3.21.2014

On demand : Menand on de Man

Louis Menand's New Yorker essay on the notorious 20th-cent. lit. scholar Paul de Man is, like most of Menand's articles, something I read before anything else (except the cartoons).  But I found it both fascinating and disappointing.  He seems to blame the vociferous critics of the Yale School and post-structural theory (deconstruction, et al.) - like Allan Bloom, of Closing of the American Mind fame - for the decline of academic humanities & literature studies.  As if "theory" gave the whole thing a bad name.  Well, it did, to some extent.  But Menand portrays the theories of Derrida, de Man, & their cohort as a sort of "deconstruction lite".  Here's one of Menand's characterizing paragraphs :

"Deconstruction is difficult to explain in a manner consistent with deconstruction. That’s what accounts for the notorious wordplay and circularity in Derrida’s prose. (Derrida’s essay in “Deconstruction and Criticism,” for example, has a hundred-page footnote.) We could say that deconstruction is an attempt to go through the looking glass, to get beyond or behind language, but a deconstructionist would have to begin by explaining that the concepts “beyond” and “behind” are themselves effects of language. Deconstruction is all about interrogating apparently unproblematic terms. It’s like digging a hole in the middle of the ocean with a shovel made of water."
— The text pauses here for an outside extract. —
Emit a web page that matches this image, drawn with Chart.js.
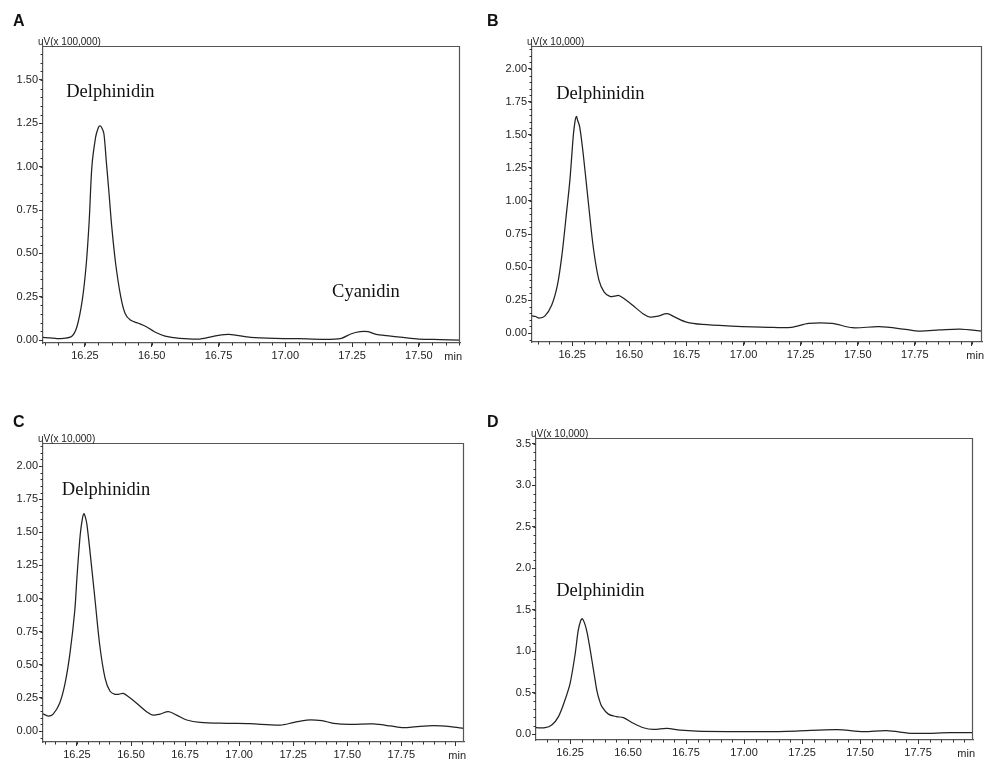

In this design, deconstruction is just a subtle and critical new way to approach literature, a "good read" in its own right.  Derrida & friends are seen as deep readers and defenders of literature & the humanities.  By the same token, Menand separates de Man's scholarly work from de Man "de man" (a criminal scoundrel, by all evidence).  But this doesn't bother me so much as does his simplistic characterization of post-structuralism/deconstruction.

Derrida doesn't strike me as the open-minded reader portrayed here.  Deconstruction depends on a systematic and neo-Nietzschean dismantling of rationality itself (branded as "logocentrism").  Derrida is an anti-Plato : his supposed "free play" of signifiers depends on a very rigid ruling-out of logic itself.  Verbal circularity and the de-humanization of "language" is a necessary boundary rule within which his games take place.

What is behind Menand's affinity for this trend?  Perhaps it has something to do with his own devotion to the American philosophy of Pragmatism (following William James and John Dewey). There is an element of relativism inherent in Pragmatism.  Nothing is really "true" except in the context of its praxis, its application.  Context in this sense trumps universality.  But it seems to me that without universality, truth itself loses its meaning.  This is not to say that either truth or universality are ever simple givens - not requiring critical context, analysis, interpretation and judgement.  But if there is no universality, there is no means of judgement or measurement whatsoever.  Maybe post-structuralism and Pragmatism are joined at the hip (or by the hip, or for the theoretically hip).

2 comments:

Andrew Shields said...

Deconstruction identifies binary oppositions at the heart of any given system (philosophical, anthropological, linguistic, literary, artistic). As part of that process, it also draws out how the system depends on constructing its binaries as hierarchies, in which one side of the binary is seen as "good" in one way or another, while the other side is seen as "bad."

The key step is actually the next one: show how dependent the system is on the exclusion of that "bad" side of the binary.

Once you begin to see these how the binary logic works and how you can "deconstruct" it, the actual process of deconstruction gets kind of boring. So what if you've found another system that works this way?

And de Man took Derrida's work and added a dodgy moment to it: he takes contrasts and pretends they are "hierarchicalized" binary oppositions, when they are not. His attempt to read "rhetorical questions" like "what's the difference?" this way involves a particularly obvious shift from contrast to opposition.

Henry Gould said...

Thanks, Andrew - interesting + (positive).